Vasculaire malformaties zijn een deel van de grote groep aangeboren vaatafwijkingen. Het is dus een verzamelnaam voor verschillende aandoeningen.
Deze aandoeningen zijn altijd aanwezig bij de geboorte, maar zijn niet altijd zichtbaar en kunnen soms weken of zelfs jaren na de geboorte en soms pas op volwassen leeftijd zichtbaar worden.
Aangeboren vaatafwijkingen bestaan uit bloedvaten die zich abnormaal hebben ontwikkeld. Het gaat om de capillaire vaten (haarvaten), venen (aders), arteriën (slagaders) en lymfevaten, afzonderlijk of in combinatie.
De meest voorkomende aangeboren vaatafwijkingen zijn bij het publiek bekend als ‘geboortevlekken’, zoals bijvoorbeeld de wijnvlek, de ooievaarsbeet en de aardbeienvlek. De ernst van de aandoeningen kan per patiënt erg verschillen.
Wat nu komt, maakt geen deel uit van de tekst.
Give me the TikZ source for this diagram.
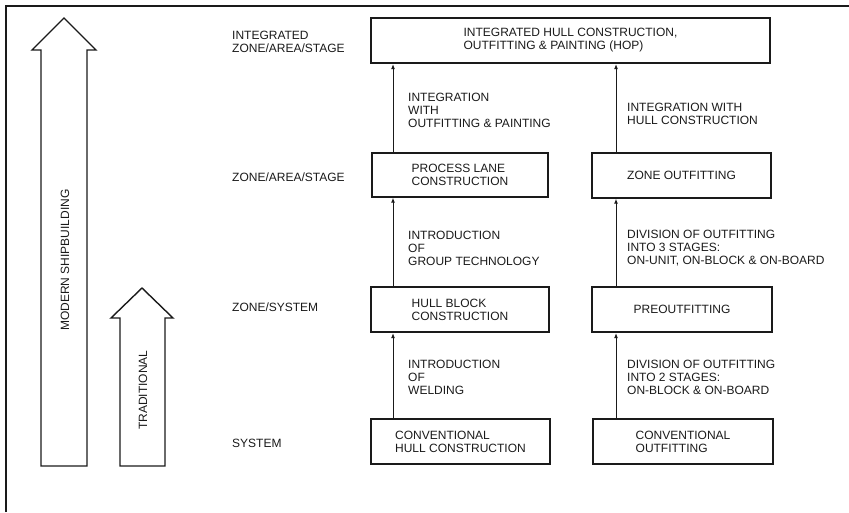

Van een onschuldige – veel voorkomende – geboortevlek tot een complex syndroom met meerdere vaatafwijkingen en bijkomende aandoeningen.
Aangeboren vaatafwijkingen (synoniemen voor deze overkoepelende term zijn vasculaire anomalieën of vaatanomalieën, Engels: vascular anomalies) kunnen globaal worden onderverdeeld in twee groepen:
Het is niet eenvoudig om vasculaire tumoren van vasculaire malformaties te onderscheiden omdat ze erg op elkaar kunnen lijken, zeker bij jonge baby’s. De aandoeningen zijn biologisch echter heel verschillend. Zo kunnen infantiele hemangiomen bij baby’s in de eerste maanden snel groeien en worden zij op latere kinderleeftijd vanzelf minder. Vasculaire malformaties zijn bij de geboorte aanwezig, groeien met het lichaam mee en verdwijnen niet vanzelf. Vasculaire malformaties kunnen soms pas op latere leeftijd opvallen en klachten geven.
Overleg met – of doorverwijzing naar- een expertisecentrum is dan ook belangrijk om de juiste diagnose te stellen, het risico op complicaties goed in te schatten en zo nodig de juiste behandeling in te zetten.
Vasculaire malformaties ontstaan tijdens de aanleg van het embryo in de baarmoeder. Afgelopen jaren is veel vooruitgang geboekt in het vinden van de oorzaak van vasculaire malformaties. De meeste malformaties worden veroorzaakt door een verandering in het DNA die alleen in de cellen van de afwijking aanwezig is. Dit wordt mozaïcisme genoemd. Deze afwijking vind je alleen in de cellen van de afwijking en bijna niet in het bloed. In dit geval is de aandoening niet erfelijk.
Een klein deel van de malformaties wordt veroorzaakt door een afwijking in een gen welke in álle cellen van het lichaam aanwezig is. Zo’n afwijking is dan wel in het bloed terug te vinden. Dat zijn genen die erfelijk zijn en dus kunnen overgaan naar de volgende generatie. In dit geval is de aandoening dus wel erfelijk.
Omdat er nu meer bekend is over de afwijkingen in de genen die in de cellen van de malformatie zitten, komen er ook mogelijkheden voor behandeling met op de afwijkingen gerichte medicijnen. Het gebruik van deze medicijnen is vaak nog in de onderzoeksfase.
Onderzoek van bloed en/of weefsel is nodig om deze genafwijkingen op te sporen. Voor onderzoek van weefsel kan een biopt (weefselhapje) nodig zijn. Een van de belangrijkste ontdekte genafwijkingen zit in het PIK3CA gen; ook een afwijking in het GNAQ of TEK-gen komt vaak voor.
De genetische oorzaak van de vasculaire malformaties is niet weg te nemen. Daardoor zijn deze aandoeningen chronisch en niet te genezen. Wel is er behandeling mogelijk, gericht op het verminderen of voorkomen van klachten. Lees daarover meer bij de beschrijving van de afzonderlijke aandoeningen.
De meeste vasculaire malformaties behoren tot de groep zeldzame aandoeningen, dit betekent dat ze voorkomen bij minder dan 5 op de 10.000 personen.